=== Given data ===

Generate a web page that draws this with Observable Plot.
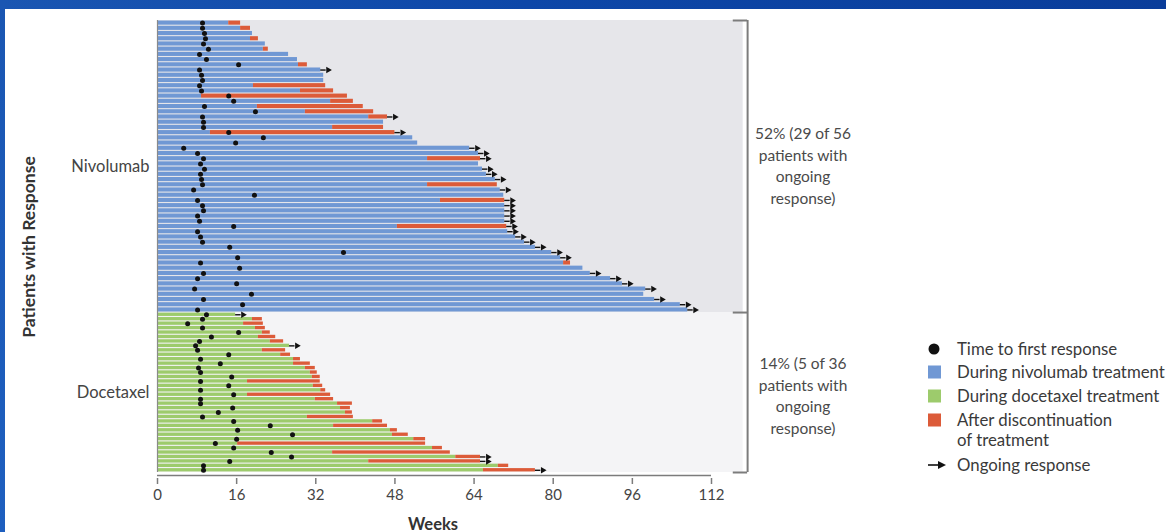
<!DOCTYPE html>
<html>
<head>
<meta charset="utf-8">
<script src="https://cdn.jsdelivr.net/npm/d3@7"></script>
<script src="https://cdn.jsdelivr.net/npm/@observablehq/plot@0.6"></script>
<style>
  html, body { margin:0; padding:0; width:1166px; height:532px; overflow:hidden; background:#fff; font-family: Lato, "Open Sans", sans-serif; }
  #wrap { position:relative; width:1166px; height:532px; }
  #topbar { position:absolute; left:0; top:0; width:1166px; height:9px; background:linear-gradient(90deg,#1a56b2,#0d47a8 45%,#0a3d9a); }
  #leftbar { position:absolute; left:0; top:0; width:5px; height:532px; background:linear-gradient(180deg,#1a56b2,#1e5fbf); }
  #chart { position:absolute; left:0; top:0; }
  .ann { position:absolute; width:160px; text-align:center; font-size:15.5px; line-height:21.5px; color:#4a4a4a; }
  #ylab { position:absolute; left:28px; top:247px; transform:translate(-50%,-50%) rotate(-90deg); font-weight:700; font-size:17.5px; color:#333; white-space:nowrap; }
  #xlab { position:absolute; left:433px; top:524px; transform:translate(-50%,-50%); font-weight:700; font-size:16.5px; color:#333; }
  .leg { position:absolute; left:957px; font-size:16.8px; color:#3a3a3a; line-height:19.5px; white-space:nowrap; }
  .sym { position:absolute; }
</style>
</head>
<body>
<div id="wrap">
  <div id="topbar"></div>
  <div id="leftbar"></div>
  <div id="chart"></div>
  <div id="ylab">Patients with Response</div>
  <div id="xlab">Weeks</div>
  <div class="ann" id="annN" style="left:723px; top:123px;"></div>
  <div class="ann" id="annD" style="left:723px; top:353px;"></div>
  <div id="legend"></div>
</div>
<script>
// ---------- data (weeks) ----------
const xTicks = [0, 16, 32, 48, 64, 80, 96, 112];
const arms = ["Nivolumab", "Docetaxel"];

// Nivolumab responders, top to bottom
const nivoResponse = [9.1, 9.1, 9.5, 9.7, 9.3, 10.3, 8.5, 9.9, 16.4, 8.5, 8.9, 9.1, 8.5, 8.9, 14.4, 15.4, 9.5, 19.8, 9.1, 9.3,
  9.3, 14.4, 21.4, 15.8, 5.3, 8.1, 9.3, 8.7, 9.5, 8.7, 8.9, 9.1, 7.3, 19.6, 8.1, 9.1, 9.3, 8.1, 8.5, 15.4,
  8.1, 8.7, 9.1, 14.6, 37.6, 16.2, 8.7, 16.6, 9.3, 8.1, 16.0, 7.5, 19.0, 9.3, 17.2, 8.1];
const nivoTreatEnd = [14.4, 16.8, 19.2, 18.8, 21.8, 21.4, 26.5, 28.3, 28.5, 33.0, 33.6, 33.6, 19.4, 28.9, 8.9, 35.0, 20.2, 29.9, 42.7, 45.7,
  35.4, 10.7, 51.6, 52.6, 63.1, 64.9, 54.6, 64.9, 65.7, 66.5, 68.3, 54.6, 69.3, 70.0, 57.2, 70.2, 70.2, 70.2, 70.2, 48.5,
  70.8, 72.4, 74.2, 76.4, 79.7, 81.5, 82.1, 86.0, 87.5, 91.6, 94.0, 98.7, 98.3, 100.5, 105.7, 107.2];
const nivoEnd = [16.8, 18.8, 19.2, 20.4, 21.8, 22.4, 26.5, 28.3, 30.3, 33.0, 33.6, 33.6, 34.0, 35.6, 38.4, 39.6, 41.6, 43.7, 46.5, 45.7,
  45.7, 48.0, 51.6, 52.6, 63.1, 64.9, 65.3, 64.9, 65.7, 66.5, 68.3, 68.7, 69.3, 70.0, 70.2, 70.2, 70.2, 70.2, 70.2, 70.6,
  70.8, 72.4, 74.2, 76.4, 79.7, 81.5, 83.5, 86.0, 87.5, 91.6, 94.0, 98.7, 98.3, 100.5, 105.7, 107.2];
const nivoOngoing = [0,0,0,0,0,0,0,0,0,1, 0,0,0,0,0,0,0,0,1,0, 0,1,0,0,1,1,1,0,1,1, 1,0,1,0,1,1,1,1,1,1,
  1,1,1,1,1,1,0,0,1,1, 1,1,0,1,1,1];

// Docetaxel responders, top to bottom
const doceResponse = [9.9, 9.1, 6.1, 9.1, 16.4, 10.9, 8.5, 7.7, 8.1, 14.4, 8.7, 12.7, 8.3, 8.7, 15.0, 8.7, 14.4, 8.7, 15.4, 8.7,
  8.7, 15.2, 12.3, 9.1, 15.4, 22.8, 16.2, 27.3, 16.0, 11.7, 15.4, 23.0, 27.1, 14.6, 9.3, 9.3];
const doceTreatEnd = [15.8, 19.2, 17.4, 19.8, 21.2, 20.4, 22.8, 26.7, 21.2, 24.9, 27.5, 27.5, 29.9, 30.9, 31.3, 18.2, 31.5, 33.0, 18.2, 31.9,
  36.4, 37.0, 38.0, 30.3, 43.5, 35.6, 47.1, 47.5, 51.8, 16.2, 55.6, 35.4, 60.3, 42.7, 68.9, 65.9];
const doceEnd = [15.8, 21.2, 21.4, 21.8, 22.8, 23.9, 25.5, 26.7, 25.9, 26.9, 28.9, 30.9, 31.9, 32.3, 32.9, 32.9, 33.4, 34.0, 35.0, 35.6,
  39.4, 39.0, 39.4, 39.6, 45.5, 46.5, 48.5, 50.7, 54.2, 54.2, 57.6, 59.2, 65.3, 65.3, 71.0, 76.4];
const doceOngoing = [1,0,0,0,0,0,0,1,0,0, 0,0,0,0,0,0,0,0,0,0, 0,0,0,0,0,0,0,0,0,0, 0,0,1,1,0,1];

const annotations = [
  ["52% (29 of 56", "patients with", "ongoing", "response)"],
  ["14% (5 of 36", "patients with", "ongoing", "response)"]
];
const legendItems = [
  {kind: "dot", label: "Time to first response"},
  {kind: "nivo", label: "During nivolumab treatment"},
  {kind: "doce", label: "During docetaxel treatment"},
  {kind: "after", label: "After discontinuation<br>of treatment"},
  {kind: "arrow", label: "Ongoing response"}
];

// ---------- styling / layout ----------
const COL = {nivo: "#7098d4", doce: "#9dcb6c", after: "#dc5b39", dot: "#111", bgN: "#e6e6ea", bgD: "#f4f4f6", frame: "#7c7c7c"};
const doceRowHeight = 0.852;   // docetaxel rows are drawn narrower than nivolumab rows
const panelRight = 118.4;      // grey panel extends a little past the last tick
const bracketX = 119.3;
const bracketTick = 2.9;
const arrowShaft = 1.1;

const rows = [
  ...nivoEnd.map((e, i) => ({arm: arms[0], pos: i, h: 1, resp: nivoResponse[i], treat: nivoTreatEnd[i], end: e, ongoing: nivoOngoing[i]})),
  ...doceEnd.map((e, j) => ({arm: arms[1], pos: nivoEnd.length + j * doceRowHeight, h: doceRowHeight, resp: doceResponse[j], treat: doceTreatEnd[j], end: e, ongoing: doceOngoing[j]}))
];
const split = nivoEnd.length;
const total = split + doceEnd.length * doceRowHeight;
const mid = d => d.pos + d.h / 2;
const nivoRows = rows.filter(d => d.arm === arms[0]);
const doceRows = rows.filter(d => d.arm === arms[1]);
const afterRows = rows.filter(d => d.end > d.treat + 0.01);
const ongoingRows = rows.filter(d => d.ongoing);
const armLabels = [{arm: arms[0], y: split / 2}, {arm: arms[1], y: (split + total) / 2}];

const barOpts = {insetTop: 0.55, insetBottom: 0.55};

const chart = Plot.plot({
  width: 1166, height: 532,
  marginLeft: 157, marginRight: 455, marginTop: 20, marginBottom: 57,
  x: {domain: [0, 112]},
  y: {domain: [0, total], range: [20, 472], axis: null},
  style: {fontFamily: "Lato, 'Open Sans', sans-serif", fontSize: "15px", color: "#444", background: "transparent", overflow: "visible"},
  marks: [
    Plot.rect([0], {x1: 0, x2: panelRight, y1: 0, y2: split, fill: COL.bgN}),
    Plot.rect([0], {x1: 0, x2: panelRight, y1: split, y2: total, fill: COL.bgD}),
    Plot.rect(nivoRows, {x1: 0, x2: "treat", y1: "pos", y2: d => d.pos + d.h, fill: COL.nivo, ...barOpts}),
    Plot.rect(doceRows, {x1: 0, x2: "treat", y1: "pos", y2: d => d.pos + d.h, fill: COL.doce, ...barOpts}),
    Plot.rect(afterRows, {x1: "treat", x2: "end", y1: "pos", y2: d => d.pos + d.h, fill: COL.after, ...barOpts}),
    Plot.dot(rows, {x: "resp", y: mid, r: 2.5, fill: COL.dot}),
    Plot.ruleY(ongoingRows, {y: mid, x1: "end", x2: d => d.end + arrowShaft, stroke: COL.dot, strokeWidth: 1.4}),
    Plot.dot(ongoingRows, {x: d => d.end + arrowShaft + 0.4, y: mid, symbol: "triangle2", rotate: 90, r: 3.1, fill: COL.dot}),
    Plot.ruleX([0], {y1: 0, y2: total, stroke: "#8a8a8a", strokeWidth: 1.2}),
    Plot.ruleX([bracketX], {y1: 0, y2: total, stroke: COL.frame, strokeWidth: 2}),
    Plot.ruleY([0, split, total], {x1: bracketX - bracketTick, x2: bracketX, stroke: COL.frame, strokeWidth: 2}),
    Plot.ruleY([total], {x1: 0, x2: 112, dy: 3, stroke: COL.frame, strokeWidth: 1.5}),
    Plot.axisX({ticks: xTicks, tickSize: 6, tickPadding: 5, label: null, stroke: COL.frame, strokeWidth: 1.5, fill: "#444", fontSize: 15, dy: 3}),
    Plot.text(armLabels, {x: 0, y: "y", text: "arm", dx: -8, textAnchor: "end", fontSize: 16.5, fill: "#444"})
  ]
});
document.getElementById("chart").appendChild(chart);

document.getElementById("annN").innerHTML = annotations[0].join("<br>");
document.getElementById("annD").innerHTML = annotations[1].join("<br>");

// legend
const legTops = [339, 362, 386, 410, 455];
const leg = document.getElementById("legend");
legendItems.forEach((it, i) => {
  const t = legTops[i];
  const lab = document.createElement("div");
  lab.className = "leg";
  lab.style.top = t + "px";
  lab.innerHTML = it.label;
  leg.appendChild(lab);
  const s = document.createElementNS("http://www.w3.org/2000/svg", "svg");
  s.setAttribute("class", "sym");
  s.setAttribute("width", 24); s.setAttribute("height", 20);
  s.style.left = "926px"; s.style.top = t + "px";
  let inner = "";
  if (it.kind === "dot") inner = `<circle cx="8" cy="10" r="5.5" fill="${COL.dot}"/>`;
  else if (it.kind === "arrow") inner = `<line x1="2" y1="10" x2="13" y2="10" stroke="${COL.dot}" stroke-width="1.6"/><path d="M12,6 L20,10 L12,14 Z" fill="${COL.dot}"/>`;
  else inner = `<rect x="2" y="3.5" width="13" height="13" fill="${COL[it.kind]}"/>`;
  s.innerHTML = inner;
  leg.appendChild(s);
});
</script>
</body>
</html>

===

**Goal**
Which lines hold the string "with"? Copy all of them from the data above.

**The reply**
Generate a web page that draws this with Observable Plot.
  <div id="ylab">Patients with Response</div>
  ["52% (29 of 56", "patients with", "ongoing", "response)"],
  ["14% (5 of 36", "patients with", "ongoing", "response)"]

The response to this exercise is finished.